В 1979-м, в возрасте 16-ти лет, не в силах держать в себе открытия Новой Идеологии, я начал рассказывать о ней своим одноклассникам. Большинству ребят, готовившимся к сдаче выпускных экзаменов, все это было глубоко безразлично. Лишь мой «наперсник детских игр», друг и товарищ еще с подготовительной группы детсада, Валера Богданов, слушал меня, раскрыв рот. К группе единомышленников присоединился и Леша Тараканов, и еще пара-другая парней. Имен этих единомышленников я не назову, т.к., в конечном итоге, они сыграли весьма печальную роль в истории нашей группы. Порядочным человеком оказался Тараканов, именно близко к сердцу принявший новую идеологию (встретившись с ним несколько лет назад, приезжая в Петербург, я, кстати, уже не назвал бы его анархистом). Он возглавил «боевой отдел» нашей «организации», который для конспирации назвал «БИ» - «Бандой идиотов». Он же являлся автором герба нашей группы. Тот был частично списан с герба западногерманской РАФ. Посредине поля – автомат типа «шмайсер», в обрамлении слов «За вашу и нашу свободу!» Именно этот герб показал детскость наших представлений о подполье. Настоящим подпольщикам в условиях тоталитарного режима никогда не пришло бы в голову создавать какие бы то ни было гербы, символы и гимны.

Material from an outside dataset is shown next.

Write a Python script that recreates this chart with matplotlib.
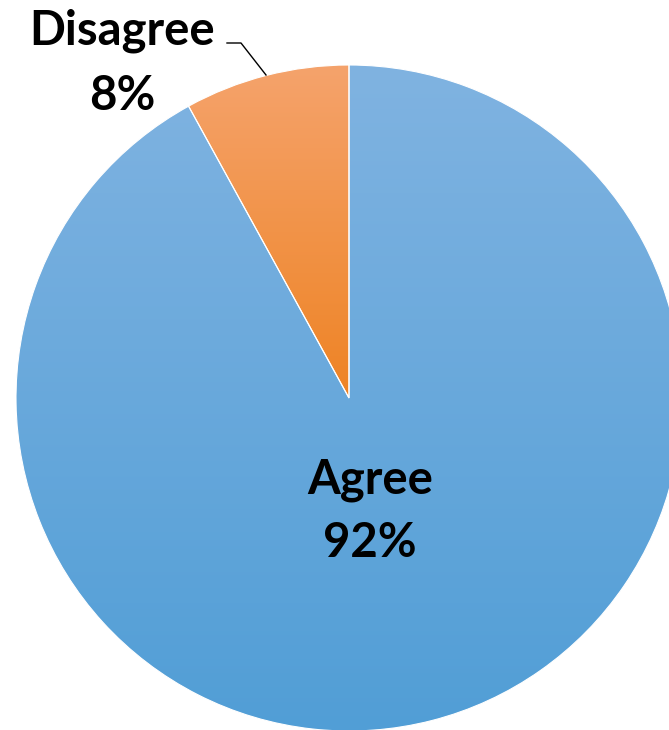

Факт: в 1979-м году, в Ленинграде, Городе Трех Революций, мы создали маленькую группу «Черный Передел – 2», идеологию которой охарактеризовали как анархистскую. Мной была написана программа, представлявшая дикую эклектику из кропоткинско-бакунинских идей, из цитат Хорста Малера и Ульрики Майнхоф (которых мы совершенно ошибочно причисляли к анархистам), из пары-тройки фраз Тимоти Лири - идеолога американских хиппи 60-х гг., и Джерри Рубина, идеолога движения «йиппи» того же периода. Все это романтически окрашивалось ссылками на народническую идеологию 70-80-х гг. 19-го века (Желябов-Перовская) и сдабривалось изрядной порцией цитат из братьев Стругацких (в первую очередь – из «Гадких лебедей», без ссылки на источник).

Программа была напечатана в двух экземплярах на пишущей машинке моего деда-коммуниста (и уничтожена в 1984-м, в апреле месяце, когда я почувствовал, что КГБ вплотную заинтересовался персонами некоторых из нас).

С этой программой, с верой в мировую революцию, со смутным осознанием чувства локтя друзей-сверстников, с ощущением, что в 37-м все давно кончилось бы для нас по-другому, - я поступил на исторический факультет ленинградского Педагогического института имени А. И. Герцена.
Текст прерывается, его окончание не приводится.